Bumble_Roofing Franchise · 2025 FDDAnswer from 2025 FDD Document
Bumble-LA's residential roofing contracts generally include a single performance obligation for which revenue is recognized over time, as performance obligations are satisfied, due to the continuous transfer of control to the customer. Residential roofing contracts are normally completed in one to five days. These contracts seldom have multiple performance obligations or variable consideration. The contract liability "customer deposits" represents funds received from customers before the residential roofing contract has commenced. Customers are billed upon contract completion.
Source: Item 21 — FINANCIAL STATEMENTS (FDD page 53)
What This Means (2025 FDD)
According to Bumble Roofing's 2025 Franchise Disclosure Document, Bumble Roofing bills residential customers upon completion of the roofing contract. The document specifies that residential roofing contracts typically involve a single performance obligation, with revenue recognized over time as control continuously transfers to the customer. These projects are usually completed within one to five days and rarely involve multiple performance obligations or variable considerations.
Prior to the commencement of work, Bumble Roofing collects customer deposits, which are recorded as a contract liability. This means the company holds these funds as an obligation to perform the agreed-upon services. Only once the residential roofing contract is fully completed does Bumble Roofing issue a bill to the customer for the services rendered.

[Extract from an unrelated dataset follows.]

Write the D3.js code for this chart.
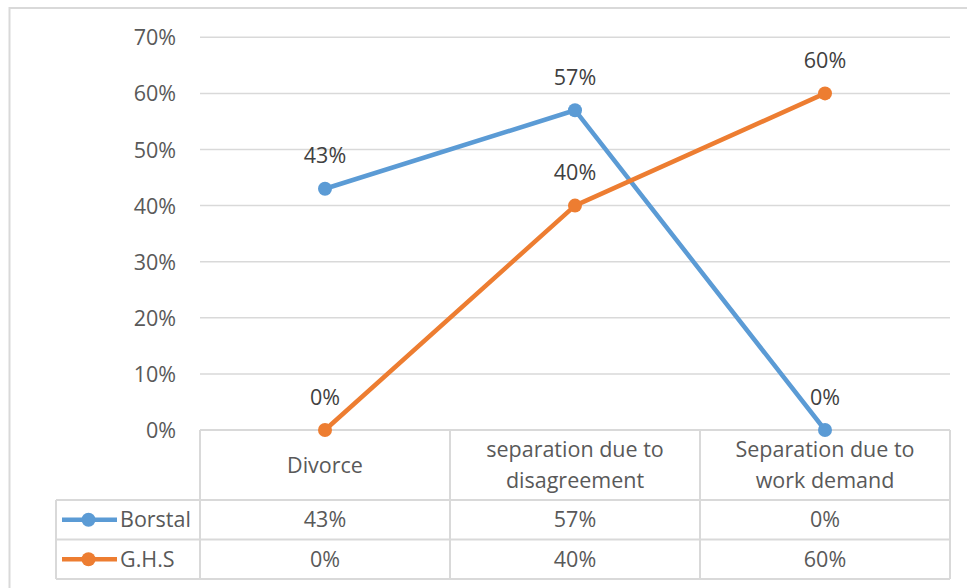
<!DOCTYPE html>
<html>
<head>
<meta charset="utf-8">
<script src="https://cdn.jsdelivr.net/npm/d3@7"></script>
<style>
  html, body { margin: 0; padding: 0; background: #fff; }
  svg { display: block; font-family: "Open Sans", sans-serif; }
</style>
</head>
<body>
<svg id="chart" width="967" height="588"></svg>
<script>
// Categories (multi-line header text in the data table)
const categories = ["Divorce", "separation due to disagreement", "Separation due to work demand"];
const categoryLines = [["Divorce"], ["separation due to", "disagreement"], ["Separation due to", "work demand"]];
const seriesNames = ["Borstal", "G.H.S"];
const borstal = [0.43, 0.57, 0.00];
const ghs = [0.00, 0.40, 0.60];
const yTicks = [0, 0.1, 0.2, 0.3, 0.4, 0.5, 0.6, 0.7];
const colors = ["#5B9BD5", "#ED7D31"];

const series = [
  { name: seriesNames[0], values: borstal, color: colors[0] },
  { name: seriesNames[1], values: ghs, color: colors[1] }
];

const svg = d3.select("#chart");
const plot = { left: 200, right: 950, top: 37.3, bottom: 430 };
const table = { legendLeft: 56, headerBottom: 500, rowH: 39.5 };
const fontSize = 21.5;

const x = d3.scaleBand().domain(categories).range([plot.left, plot.right]).padding(0);
const y = d3.scaleLinear().domain([0, 0.7]).range([plot.bottom, plot.top]);
const fmt = d3.format(".0%");
const gridColor = "#d9d9d9";

// Outer chart border
svg.append("path")
  .attr("d", "M9.5,588 L9.5,8 L967,8")
  .attr("fill", "none").attr("stroke", gridColor).attr("stroke-width", 2);

// Horizontal gridlines
svg.append("g").selectAll("line").data(yTicks.filter(t => t > 0)).join("line")
  .attr("x1", plot.left).attr("x2", plot.right)
  .attr("y1", d => y(d)).attr("y2", d => y(d))
  .attr("stroke", gridColor).attr("stroke-width", 1.5);

// Y axis tick labels
const yAxis = d3.axisLeft(y).tickValues(yTicks).tickFormat(fmt).tickSize(0).tickPadding(0);
const yg = svg.append("g").attr("transform", `translate(176,0)`).call(yAxis);
yg.select(".domain").remove();
yg.selectAll("text").attr("fill", "#595959").attr("font-size", fontSize)
  .attr("font-family", "Open Sans, sans-serif").attr("dy", "0.35em");

// Data table grid
const tg = svg.append("g").attr("stroke", gridColor).attr("stroke-width", 2).attr("fill", "none");
const rowYs = [table.headerBottom, table.headerBottom + table.rowH, table.headerBottom + 2 * table.rowH];
tg.append("line").attr("x1", plot.left).attr("x2", plot.right).attr("y1", plot.bottom).attr("y2", plot.bottom);
rowYs.forEach(ry => tg.append("line").attr("x1", table.legendLeft).attr("x2", plot.right).attr("y1", ry).attr("y2", ry));
const colXs = categories.map(c => x(c)).concat([plot.right]);
colXs.forEach(cx => tg.append("line").attr("x1", cx).attr("x2", cx).attr("y1", plot.bottom).attr("y2", rowYs[2]));
tg.append("line").attr("x1", table.legendLeft).attr("x2", table.legendLeft).attr("y1", table.headerBottom).attr("y2", rowYs[2]);

// Category headers
const headers = svg.append("g").attr("fill", "#595959").attr("font-size", fontSize).attr("text-anchor", "middle");
categories.forEach((c, i) => {
  const lines = categoryLines[i];
  const cy = (plot.bottom + table.headerBottom) / 2;
  const lh = 31;
  lines.forEach((ln, j) => {
    headers.append("text")
      .attr("x", x(c) + x.bandwidth() / 2)
      .attr("y", cy + (j - (lines.length - 1) / 2) * lh)
      .attr("dy", "0.35em")
      .text(ln);
  });
});

// Table rows: legend keys and values
series.forEach((s, r) => {
  const cy = table.headerBottom + table.rowH * (r + 0.5);
  const g = svg.append("g");
  g.append("line").attr("x1", 62).attr("x2", 117).attr("y1", cy).attr("y2", cy)
    .attr("stroke", s.color).attr("stroke-width", 4.5);
  g.append("circle").attr("cx", 88.5).attr("cy", cy).attr("r", 7).attr("fill", s.color);
  g.append("text").attr("x", 120).attr("y", cy).attr("dy", "0.35em")
    .attr("fill", "#595959").attr("font-size", fontSize).text(s.name);
  s.values.forEach((v, i) => {
    g.append("text").attr("x", x(categories[i]) + x.bandwidth() / 2).attr("y", cy).attr("dy", "0.35em")
      .attr("text-anchor", "middle").attr("fill", "#595959").attr("font-size", fontSize).text(fmt(v));
  });
});

// Lines, markers and data labels
const line = d3.line()
  .x((d, i) => x(categories[i]) + x.bandwidth() / 2)
  .y(d => y(d));

series.forEach(s => {
  const g = svg.append("g");
  g.append("path").attr("d", line(s.values)).attr("fill", "none")
    .attr("stroke", s.color).attr("stroke-width", 4.5).attr("stroke-linejoin", "round");
  g.selectAll("circle").data(s.values).join("circle")
    .attr("cx", (d, i) => x(categories[i]) + x.bandwidth() / 2)
    .attr("cy", d => y(d)).attr("r", 7).attr("fill", s.color);
  g.selectAll("text").data(s.values).join("text")
    .attr("x", (d, i) => x(categories[i]) + x.bandwidth() / 2)
    .attr("y", d => y(d) - 33).attr("dy", "0.35em")
    .attr("text-anchor", "middle").attr("fill", "#404040").attr("font-size", fontSize)
    .text(d => fmt(d));
});
</script>
</body>
</html>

This billing practice provides clarity for franchisees, indicating a straightforward revenue recognition process for residential projects. Franchisees can expect to bill customers immediately after the job is done, which helps in managing cash flow. The short completion time of these contracts, ranging from one to five days, ensures relatively quick payment cycles. This also means that franchisees need to manage their working capital effectively to cover costs incurred during the project until the final billing.